Question

A particle of mass m is projected with a velocity $v$ making an angle of 45° with the horizontal. The magnitude of the angular momentum of the projectile about the point of projection when the particle is at maximum height h is:
A. Zero
B. $\dfrac{m{{v}^{3}}}{4\sqrt{2}g}$
C. $\dfrac{m{{v}^{3}}}{\sqrt{2}g}$
D. $m\sqrt{3g{{h}^{3}}}$

Answer 1

Hint: When you throw at a particle in a projectile, the horizontal velocity remains constant throughout the time of flight. The vertical velocity is first decelerated and then accelerated due to the gravitational acceleration. Find the height of the maximum point and the linear momentum at that point. Angular momentum will be the multiplication of these two quantities.

Formula Used:

The relation between travelled distance, final velocity, and initial velocity is given by,
${{v}^{2}}={{u}^{2}}+2as$

Where,
$s$ is the distance travelled by the particle,
$u$ is the initial velocity
$v$ is the final velocity
$a$ is the acceleration

Linear momentum is given by,
$p=mv$

Where,
$m$ is the mass of the particle
$v$ is the linear velocity

Angular momentum is given by,
L = angular momentum = Momentum ✕ Perpendicular Distance

Complete step by step answer:
Let’s look at the diagram to understand the motion of the particle,

We can divide the velocity of the particle into two components -
$v\cos (45)$ in the horizontal direction
And
$v\sin (45)$ in the vertical direction

There is no force in the horizontal direction. So, there won’t be any change in the horizontal component of the velocity.
However, the vertical component of the velocity will undergo retardation till it reaches the highest point.

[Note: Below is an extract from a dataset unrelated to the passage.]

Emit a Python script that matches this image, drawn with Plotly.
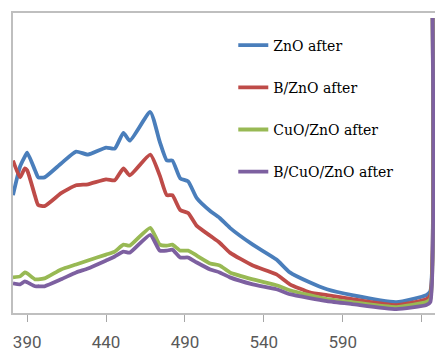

Let’s assume that the highest point is at a height of h.

Hence, we can write that,
${{v}^{2}}={{u}^{2}}+2as$
$\Rightarrow 0={{(v\sin 45)}^{2}}-2gh$
$\Rightarrow h=\dfrac{{{(v\sin (45))}^{2}}}{2g}$
$\Rightarrow h=\dfrac{{{v}^{2}}}{4g}$

So, the highest height is,
$\dfrac{{{v}^{2}}}{4g}$

Now, the momentum at the highest point will only be the momentum due to the horizontal component as the vertical component is zero.

Hence, linear momentum at height h is,
$p=mv\cos 45$

From the definition of angular momentum, we can write,

Angular Momentum = Linear Momentum $\times$ the perpendicular distance of linear momentum vector from the axis.

Hence, we can write,
$L=ph$
$\Rightarrow L=(\dfrac{mv}{\sqrt{2}})(\dfrac{{{v}^{2}}}{4g})$
$\Rightarrow L=(\dfrac{m{{v}^{3}}}{4\sqrt{2}g})$
So, the required angular momentum of the particle is given by,
$L=(\dfrac{m{{v}^{3}}}{4\sqrt{2}g})$

Hence, the answer is (B).

Note: The angular momentum is a vector quantity. It is given by,
$\overrightarrow{L}=\overrightarrow{r}\times \overrightarrow{p}$
However, in this problem, we did not have to use vector multiplication as the velocity vector was only in the horizontal direction. Otherwise, we had to use the vertical component as well.